GIVEN RECORDS:
------------------------------------

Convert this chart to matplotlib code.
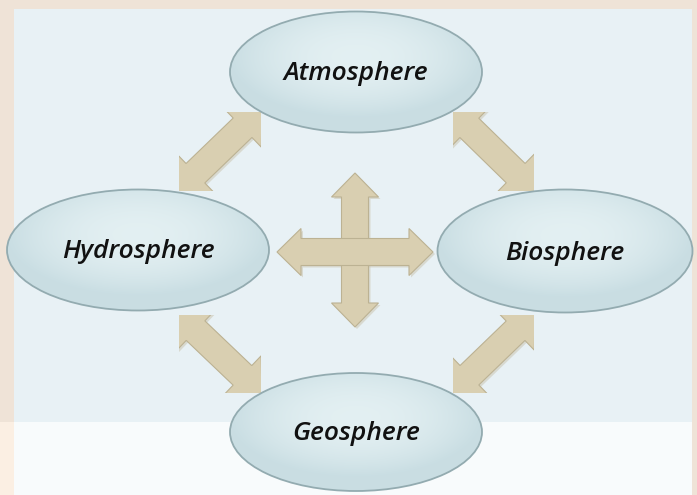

------------------------------------

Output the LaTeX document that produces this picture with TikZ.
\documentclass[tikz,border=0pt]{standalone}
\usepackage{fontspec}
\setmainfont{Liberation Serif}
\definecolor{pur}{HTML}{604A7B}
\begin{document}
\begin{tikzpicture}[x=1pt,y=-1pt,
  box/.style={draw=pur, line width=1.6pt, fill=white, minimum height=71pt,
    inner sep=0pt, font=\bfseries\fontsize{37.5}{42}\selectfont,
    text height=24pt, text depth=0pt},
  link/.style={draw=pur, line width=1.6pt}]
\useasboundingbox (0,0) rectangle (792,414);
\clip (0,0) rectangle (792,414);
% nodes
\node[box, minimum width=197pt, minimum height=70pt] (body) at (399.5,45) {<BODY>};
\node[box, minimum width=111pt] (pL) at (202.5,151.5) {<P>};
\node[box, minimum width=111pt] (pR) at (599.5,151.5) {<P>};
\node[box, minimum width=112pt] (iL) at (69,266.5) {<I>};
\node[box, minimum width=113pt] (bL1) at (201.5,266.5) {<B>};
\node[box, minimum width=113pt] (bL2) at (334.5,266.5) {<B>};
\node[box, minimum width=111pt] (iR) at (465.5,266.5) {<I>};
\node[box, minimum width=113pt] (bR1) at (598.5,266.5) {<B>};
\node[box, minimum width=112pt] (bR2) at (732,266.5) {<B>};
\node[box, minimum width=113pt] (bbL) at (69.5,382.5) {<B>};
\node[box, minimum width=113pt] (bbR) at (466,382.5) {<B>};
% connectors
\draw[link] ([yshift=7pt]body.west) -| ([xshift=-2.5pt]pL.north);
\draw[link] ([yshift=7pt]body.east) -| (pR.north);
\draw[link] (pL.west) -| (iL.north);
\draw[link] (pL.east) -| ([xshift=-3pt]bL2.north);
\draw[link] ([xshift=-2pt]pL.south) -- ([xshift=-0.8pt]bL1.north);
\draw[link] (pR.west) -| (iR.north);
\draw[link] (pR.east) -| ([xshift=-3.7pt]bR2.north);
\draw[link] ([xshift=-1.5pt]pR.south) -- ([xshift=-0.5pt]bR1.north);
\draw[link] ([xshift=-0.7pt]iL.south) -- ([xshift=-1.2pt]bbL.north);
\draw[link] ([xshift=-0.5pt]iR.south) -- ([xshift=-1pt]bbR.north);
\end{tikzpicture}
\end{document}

------------------------------------

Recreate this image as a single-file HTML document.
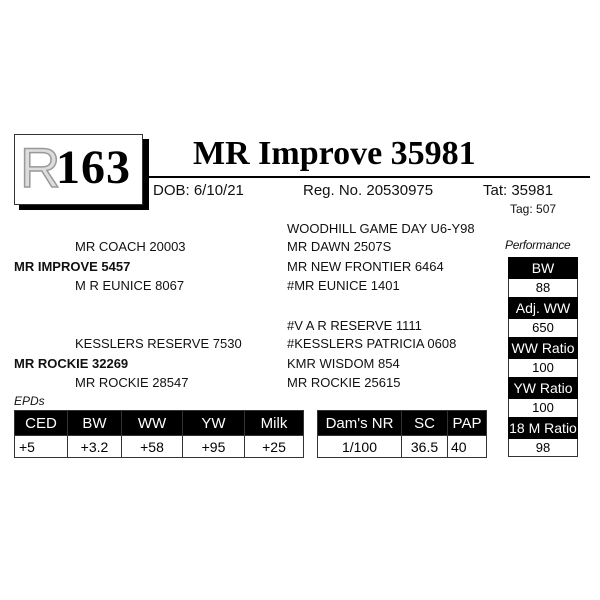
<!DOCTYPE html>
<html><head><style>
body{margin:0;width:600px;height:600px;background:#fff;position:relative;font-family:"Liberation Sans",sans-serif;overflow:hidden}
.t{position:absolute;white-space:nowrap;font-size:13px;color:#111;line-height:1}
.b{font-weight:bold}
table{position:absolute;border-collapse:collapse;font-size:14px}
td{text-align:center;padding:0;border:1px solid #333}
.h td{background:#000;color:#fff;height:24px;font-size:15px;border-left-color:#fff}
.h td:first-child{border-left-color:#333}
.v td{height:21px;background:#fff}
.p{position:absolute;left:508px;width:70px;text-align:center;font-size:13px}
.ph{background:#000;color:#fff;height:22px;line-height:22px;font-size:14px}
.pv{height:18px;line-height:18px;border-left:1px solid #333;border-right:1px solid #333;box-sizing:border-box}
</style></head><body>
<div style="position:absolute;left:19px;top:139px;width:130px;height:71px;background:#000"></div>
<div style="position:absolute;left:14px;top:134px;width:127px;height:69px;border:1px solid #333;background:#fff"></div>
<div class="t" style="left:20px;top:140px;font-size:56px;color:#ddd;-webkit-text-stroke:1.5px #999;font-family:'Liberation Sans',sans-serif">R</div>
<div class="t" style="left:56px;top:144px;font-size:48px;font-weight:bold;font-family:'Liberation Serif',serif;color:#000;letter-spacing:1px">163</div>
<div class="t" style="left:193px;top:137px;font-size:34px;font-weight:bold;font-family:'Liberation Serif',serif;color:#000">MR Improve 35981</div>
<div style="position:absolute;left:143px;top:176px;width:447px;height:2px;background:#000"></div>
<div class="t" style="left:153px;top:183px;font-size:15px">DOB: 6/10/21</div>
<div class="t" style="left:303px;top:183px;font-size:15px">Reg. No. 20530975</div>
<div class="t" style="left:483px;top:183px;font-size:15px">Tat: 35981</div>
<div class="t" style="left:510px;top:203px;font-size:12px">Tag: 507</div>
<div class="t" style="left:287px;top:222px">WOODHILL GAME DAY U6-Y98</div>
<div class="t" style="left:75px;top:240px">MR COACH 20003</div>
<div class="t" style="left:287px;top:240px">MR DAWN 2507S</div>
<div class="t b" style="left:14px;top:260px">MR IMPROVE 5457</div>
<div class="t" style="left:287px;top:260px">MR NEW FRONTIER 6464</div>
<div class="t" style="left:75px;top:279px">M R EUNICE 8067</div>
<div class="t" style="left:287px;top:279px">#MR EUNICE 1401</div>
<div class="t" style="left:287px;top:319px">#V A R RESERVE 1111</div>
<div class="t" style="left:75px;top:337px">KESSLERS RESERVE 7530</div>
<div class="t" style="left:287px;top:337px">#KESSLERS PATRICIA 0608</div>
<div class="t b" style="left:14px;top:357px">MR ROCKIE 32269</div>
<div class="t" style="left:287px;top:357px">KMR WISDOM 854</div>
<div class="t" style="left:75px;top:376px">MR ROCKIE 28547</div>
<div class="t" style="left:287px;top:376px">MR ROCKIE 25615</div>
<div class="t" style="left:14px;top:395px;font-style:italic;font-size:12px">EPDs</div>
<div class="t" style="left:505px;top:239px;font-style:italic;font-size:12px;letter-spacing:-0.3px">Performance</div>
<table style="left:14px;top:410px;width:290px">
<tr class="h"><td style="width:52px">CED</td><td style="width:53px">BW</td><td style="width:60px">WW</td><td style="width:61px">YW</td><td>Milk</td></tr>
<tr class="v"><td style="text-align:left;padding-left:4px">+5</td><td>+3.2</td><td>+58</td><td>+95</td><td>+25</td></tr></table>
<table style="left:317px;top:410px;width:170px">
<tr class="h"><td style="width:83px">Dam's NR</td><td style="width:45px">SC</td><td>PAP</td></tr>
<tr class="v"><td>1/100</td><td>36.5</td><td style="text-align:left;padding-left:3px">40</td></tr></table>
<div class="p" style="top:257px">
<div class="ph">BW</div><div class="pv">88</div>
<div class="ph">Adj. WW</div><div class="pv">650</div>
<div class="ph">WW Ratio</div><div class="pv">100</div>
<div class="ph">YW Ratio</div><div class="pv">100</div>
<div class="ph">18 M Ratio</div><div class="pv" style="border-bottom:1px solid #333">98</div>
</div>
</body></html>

------------------------------------

TASK DETAILS: Your task is to collect every line above that contains the word "this".

TASK RESPONSE:
Convert this chart to matplotlib code.
Output the LaTeX document that produces this picture with TikZ.
Recreate this image as a single-file HTML document.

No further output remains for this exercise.